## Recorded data
※

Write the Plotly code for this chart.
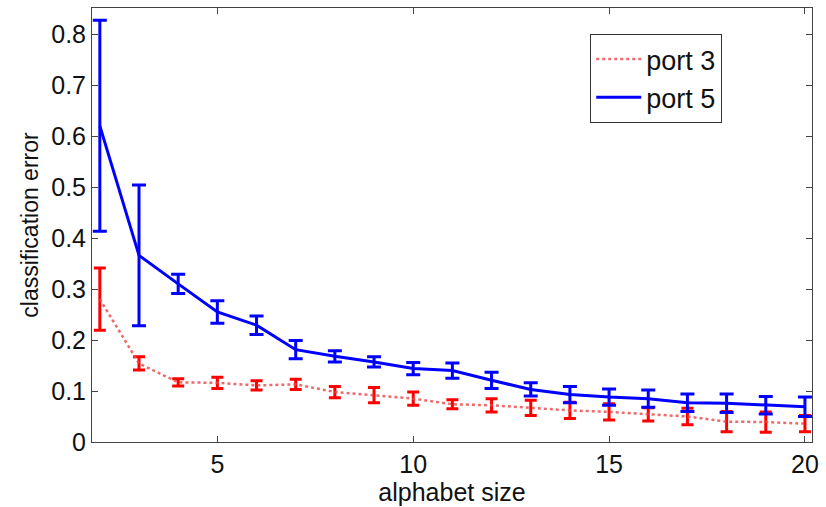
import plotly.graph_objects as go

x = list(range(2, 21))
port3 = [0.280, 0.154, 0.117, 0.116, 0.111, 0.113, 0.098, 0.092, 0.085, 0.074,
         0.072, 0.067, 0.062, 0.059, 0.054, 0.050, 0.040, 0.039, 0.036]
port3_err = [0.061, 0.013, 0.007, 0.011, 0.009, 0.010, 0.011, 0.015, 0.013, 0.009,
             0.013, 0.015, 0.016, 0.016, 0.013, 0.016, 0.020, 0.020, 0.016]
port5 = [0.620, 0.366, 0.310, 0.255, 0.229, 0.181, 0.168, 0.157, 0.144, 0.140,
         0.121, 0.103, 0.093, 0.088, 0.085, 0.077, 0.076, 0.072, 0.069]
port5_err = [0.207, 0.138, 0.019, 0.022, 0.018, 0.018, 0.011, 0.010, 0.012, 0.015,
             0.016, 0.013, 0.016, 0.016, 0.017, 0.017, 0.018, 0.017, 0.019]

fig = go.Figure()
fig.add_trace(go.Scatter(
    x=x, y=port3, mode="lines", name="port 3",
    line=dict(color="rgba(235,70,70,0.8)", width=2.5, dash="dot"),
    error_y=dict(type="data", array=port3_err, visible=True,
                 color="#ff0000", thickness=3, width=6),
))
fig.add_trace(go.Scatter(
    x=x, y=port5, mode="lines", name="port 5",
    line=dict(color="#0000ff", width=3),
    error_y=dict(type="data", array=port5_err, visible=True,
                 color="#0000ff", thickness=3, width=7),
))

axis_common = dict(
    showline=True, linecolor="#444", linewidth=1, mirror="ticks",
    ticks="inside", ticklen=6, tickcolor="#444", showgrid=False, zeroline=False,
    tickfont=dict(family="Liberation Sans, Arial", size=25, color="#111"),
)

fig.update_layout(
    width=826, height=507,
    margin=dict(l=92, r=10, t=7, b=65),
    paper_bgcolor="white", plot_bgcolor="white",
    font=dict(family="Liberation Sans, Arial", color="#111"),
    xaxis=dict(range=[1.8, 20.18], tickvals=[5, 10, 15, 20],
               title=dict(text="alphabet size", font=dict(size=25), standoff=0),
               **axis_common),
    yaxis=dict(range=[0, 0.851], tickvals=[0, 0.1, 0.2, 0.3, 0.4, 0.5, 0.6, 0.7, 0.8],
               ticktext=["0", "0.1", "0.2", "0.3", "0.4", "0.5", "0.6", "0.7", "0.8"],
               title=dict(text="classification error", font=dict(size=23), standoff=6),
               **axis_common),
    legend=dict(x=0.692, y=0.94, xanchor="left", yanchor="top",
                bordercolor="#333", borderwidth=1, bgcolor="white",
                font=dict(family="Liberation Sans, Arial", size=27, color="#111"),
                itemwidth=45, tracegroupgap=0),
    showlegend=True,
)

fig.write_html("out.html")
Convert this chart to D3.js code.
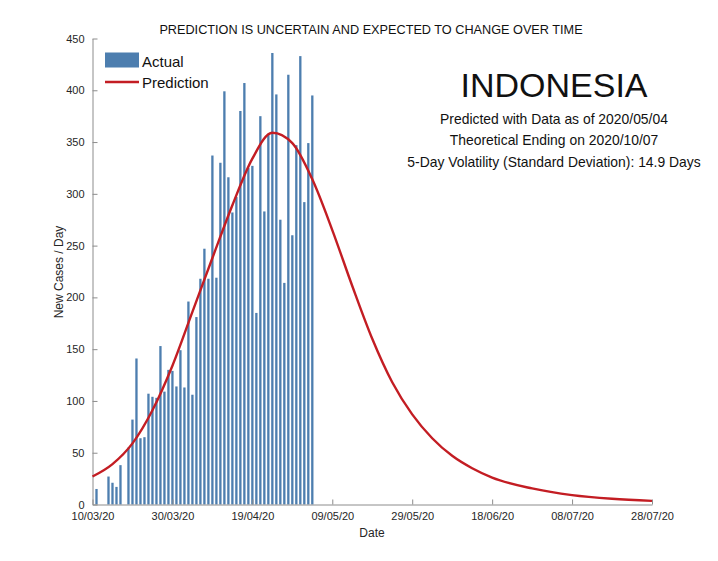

※

Quote every record above exactly, omitting any pictures they contain.

Write the Plotly code for this chart.
import plotly.graph_objects as go

x = list(range(2, 21))
port3 = [0.280, 0.154, 0.117, 0.116, 0.111, 0.113, 0.098, 0.092, 0.085, 0.074,
         0.072, 0.067, 0.062, 0.059, 0.054, 0.050, 0.040, 0.039, 0.036]
port3_err = [0.061, 0.013, 0.007, 0.011, 0.009, 0.010, 0.011, 0.015, 0.013, 0.009,
             0.013, 0.015, 0.016, 0.016, 0.013, 0.016, 0.020, 0.020, 0.016]
port5 = [0.620, 0.366, 0.310, 0.255, 0.229, 0.181, 0.168, 0.157, 0.144, 0.140,
         0.121, 0.103, 0.093, 0.088, 0.085, 0.077, 0.076, 0.072, 0.069]
port5_err = [0.207, 0.138, 0.019, 0.022, 0.018, 0.018, 0.011, 0.010, 0.012, 0.015,
             0.016, 0.013, 0.016, 0.016, 0.017, 0.017, 0.018, 0.017, 0.019]

fig = go.Figure()
fig.add_trace(go.Scatter(
    x=x, y=port3, mode="lines", name="port 3",
    line=dict(color="rgba(235,70,70,0.8)", width=2.5, dash="dot"),
    error_y=dict(type="data", array=port3_err, visible=True,
                 color="#ff0000", thickness=3, width=6),
))
fig.add_trace(go.Scatter(
    x=x, y=port5, mode="lines", name="port 5",
    line=dict(color="#0000ff", width=3),
    error_y=dict(type="data", array=port5_err, visible=True,
                 color="#0000ff", thickness=3, width=7),
))

axis_common = dict(
    showline=True, linecolor="#444", linewidth=1, mirror="ticks",
    ticks="inside", ticklen=6, tickcolor="#444", showgrid=False, zeroline=False,
    tickfont=dict(family="Liberation Sans, Arial", size=25, color="#111"),
)

fig.update_layout(
    width=826, height=507,
    margin=dict(l=92, r=10, t=7, b=65),
    paper_bgcolor="white", plot_bgcolor="white",
    font=dict(family="Liberation Sans, Arial", color="#111"),
    xaxis=dict(range=[1.8, 20.18], tickvals=[5, 10, 15, 20],
               title=dict(text="alphabet size", font=dict(size=25), standoff=0),
               **axis_common),
    yaxis=dict(range=[0, 0.851], tickvals=[0, 0.1, 0.2, 0.3, 0.4, 0.5, 0.6, 0.7, 0.8],
               ticktext=["0", "0.1", "0.2", "0.3", "0.4", "0.5", "0.6", "0.7", "0.8"],
               title=dict(text="classification error", font=dict(size=23), standoff=6),
               **axis_common),
    legend=dict(x=0.692, y=0.94, xanchor="left", yanchor="top",
                bordercolor="#333", borderwidth=1, bgcolor="white",
                font=dict(family="Liberation Sans, Arial", size=27, color="#111"),
                itemwidth=45, tracegroupgap=0),
    showlegend=True,
)

fig.write_html("out.html")
Convert this chart to D3.js code.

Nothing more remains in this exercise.